For the millions of users in India, YouTube isn't just a site for cat videos. It’s the primary gateway to the internet. It’s where people learn how to code, how to cook, and how to fix their plumbing. When the site goes dark there, it isn't just an inconvenience; it’s a blackout of a vital utility. Meanwhile, in the States, users who shell out $13.99 a month for YouTube Premium are wondering why their "seamless" experience feels a lot like a 2004 dial-up connection.

There is a specific kind of rage reserved for paying for a service that doesn't work. When you're coughing up the price of a decent burrito every month to avoid being yelled at by Liberty Mutual ads, you expect the infrastructure to be bulletproof. Instead, Premium users got the same gray box as the free-tier "plebs." The trade-off we’ve all made—our data and our cash in exchange for total reliability—is looking like a worse deal by the day.

The scale of this "hiccup" highlights a terrifying lack of redundancy. We live in an era where five or six companies control the switches for the entire species. When one of those switches flips the wrong way, the economic and social ripples are massive.

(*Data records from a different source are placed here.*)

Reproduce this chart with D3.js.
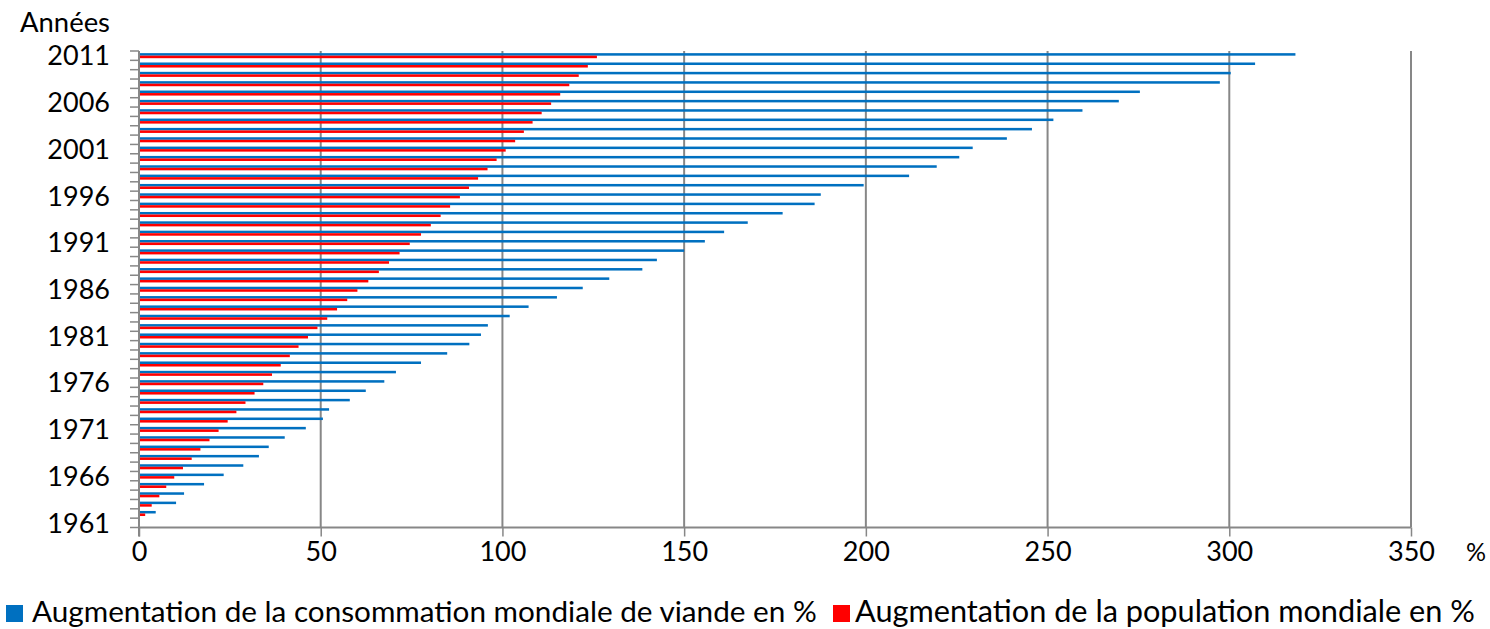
<!DOCTYPE html>
<html>
<head>
<meta charset="utf-8">
<script src="https://cdn.jsdelivr.net/npm/d3@7"></script>
<style>
  body { margin: 0; background: #fff; }
  text { font-family: Lato, "Open Sans", sans-serif; fill: #000; }
</style>
</head>
<body>
<svg width="1490" height="629"></svg>
<script>
// years, bottom (1961) to top (2011)
var years = d3.range(1961, 2012);

// Augmentation de la consommation mondiale de viande en % (1961 -> 2011)
var meat = [0, 4.6, 10.2, 12.4, 17.9, 23.3, 28.7, 33.0, 35.7, 40.1,
  45.9, 50.6, 52.3, 58.0, 62.4, 67.5, 70.7, 77.6, 84.8, 90.9,
  94.1, 96.0, 102.0, 107.2, 115.0, 122.1, 129.4, 138.5, 142.5, 150.0,
  155.7, 161.0, 167.5, 177.1, 185.9, 187.6, 199.4, 211.9, 219.5, 225.7,
  229.4, 238.8, 245.7, 251.6, 259.6, 269.6, 275.4, 297.4, 300.4, 307.1,
  318.2];

// Augmentation de la population mondiale en % (1961 -> 2011)
var population = [0, 1.7, 3.5, 5.6, 7.5, 9.7, 12.1, 14.5, 16.9, 19.4,
  21.9, 24.4, 26.8, 29.3, 31.8, 34.2, 36.6, 39.0, 41.5, 43.9,
  46.5, 49.1, 51.8, 54.5, 57.3, 60.1, 63.1, 66.0, 68.8, 71.7,
  74.5, 77.6, 80.3, 83.0, 85.6, 88.3, 90.8, 93.3, 95.9, 98.4,
  100.9, 103.5, 105.9, 108.3, 110.8, 113.4, 115.9, 118.4, 121.0, 123.5,
  126.0];

var seriesNames = ["Augmentation de la consommation mondiale de viande en %",
                   "Augmentation de la population mondiale en %"];
var seriesColors = ["#0070C0", "#FF0000"];
var xTicks = [0, 50, 100, 150, 200, 250, 300, 350];
var yLabelYears = [2011, 2006, 2001, 1996, 1991, 1986, 1981, 1976, 1971, 1966, 1961];

var gridColor = "#878787";

var svg = d3.select("svg");

var plotLeft = 139, plotRight = 1411, plotTop = 51, plotBottom = 527.5;

var x = d3.scaleLinear().domain([0, 350]).range([plotLeft, plotRight]);
var y = d3.scaleBand().domain(years.slice().reverse()).range([plotTop, plotBottom]);
var inner = d3.scaleBand().domain([0, 1]).range([0, y.bandwidth()])
    .paddingInner(0).paddingOuter(0.85);

var rows = years.map(function (yr, i) {
    return { year: yr, values: [meat[i], population[i]] };
});

// shrink/grow a text's font size so it spans the given width
function fitText(sel, width) {
    var w = sel.node().getComputedTextLength();
    var fs = parseFloat(sel.style("font-size"));
    sel.style("font-size", (fs * width / w) + "px");
}

// vertical gridlines
svg.append("g").selectAll("line")
    .data(xTicks.slice(1))
    .enter().append("line")
    .attr("x1", function (d) { return x(d); })
    .attr("x2", function (d) { return x(d); })
    .attr("y1", plotTop)
    .attr("y2", plotBottom)
    .style("stroke", gridColor)
    .style("stroke-width", 2);

// bars
var groups = svg.append("g").selectAll("g")
    .data(rows)
    .enter().append("g")
    .attr("transform", function (d) { return "translate(0," + y(d.year) + ")"; });

groups.selectAll("rect")
    .data(function (d) { return d.values.map(function (v, k) { return { k: k, v: v }; }); })
    .enter().append("rect")
    .attr("x", x(0))
    .attr("y", function (d) { return inner(d.k); })
    .attr("width", function (d) { return x(d.v) - x(0); })
    .attr("height", inner.bandwidth())
    .attr("fill", function (d) { return seriesColors[d.k]; });

// y axis: ticks on band boundaries
var boundaries = years.map(function (yr) { return y(yr); }).concat([plotBottom]);
svg.append("g").selectAll("line")
    .data(boundaries)
    .enter().append("line")
    .attr("x1", plotLeft - 9)
    .attr("x2", plotLeft)
    .attr("y1", function (d) { return d; })
    .attr("y2", function (d) { return d; })
    .style("stroke", gridColor)
    .style("stroke-width", 1.5);

svg.append("line")
    .attr("x1", plotLeft).attr("x2", plotLeft)
    .attr("y1", plotTop).attr("y2", plotBottom + 9)
    .style("stroke", gridColor)
    .style("stroke-width", 2);

// y labels
var yAxis = d3.axisLeft(y).tickValues(yLabelYears).tickSize(0).tickPadding(0);
var gy = svg.append("g")
    .attr("transform", "translate(110,0)")
    .call(yAxis);
gy.select(".domain").remove();
gy.selectAll("text")
    .attr("dy", "0.36em")
    .style("font-size", "27px");

// x axis
var xAxis = d3.axisBottom(x).tickValues(xTicks).tickSize(9).tickPadding(5);
var gx = svg.append("g")
    .attr("transform", "translate(0," + plotBottom + ")")
    .call(xAxis);
gx.select(".domain").attr("d", "M" + plotLeft + ",0H" + plotRight)
    .style("stroke", gridColor).style("stroke-width", 2);
gx.selectAll(".tick line").style("stroke", gridColor).style("stroke-width", 1.5);
gx.selectAll("text").style("font-size", "27px");

// axis titles
var yTitle = svg.append("text")
    .attr("x", 110).attr("y", 32)
    .attr("text-anchor", "end")
    .style("font-size", "24px")
    .text("Années");
fitText(yTitle, 90);

svg.append("text")
    .attr("x", 1466).attr("y", 561)
    .style("font-size", "25px")
    .text("%");

// legend
var legend = svg.append("g");
var t0 = legend.append("text")
    .attr("x", 32).attr("y", 622)
    .style("font-size", "26px")
    .text(seriesNames[0]);
fitText(t0, 785);

legend.append("rect")
    .attr("x", 6).attr("y", 605)
    .attr("width", 17).attr("height", 17)
    .attr("fill", seriesColors[0]);

legend.append("rect")
    .attr("x", 833).attr("y", 605)
    .attr("width", 17).attr("height", 17)
    .attr("fill", seriesColors[1]);

var t1 = legend.append("text")
    .attr("x", 855).attr("y", 622)
    .style("font-size", "26px")
    .text(seriesNames[1]);
fitText(t1, 620);
</script>
</body>
</html>
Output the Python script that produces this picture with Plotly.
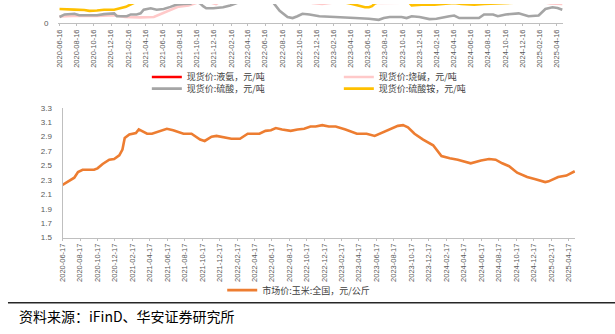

Creators lose ad revenue by the minute. Brands lose impressions. And the rest of us lose our minds because we’ve forgotten how to sit in a quiet room without a video of a guy power-washing a driveway to keep us company.

By the time you read this, the engineers in Mountain View have probably poked the servers back into submission. The "Something went wrong" message will vanish, replaced by the familiar glow of the algorithm’s recommendations. We’ll go back to clicking, scrolling, and ignoring the ads.

The "Internal Error" is gone for now. But the realization that our entire digital lives are balanced on a platform that can’t even explain why it broke is harder to patch.

How many times can a "trillion-dollar" company shrug its shoulders before we stop believing they're the ones in control?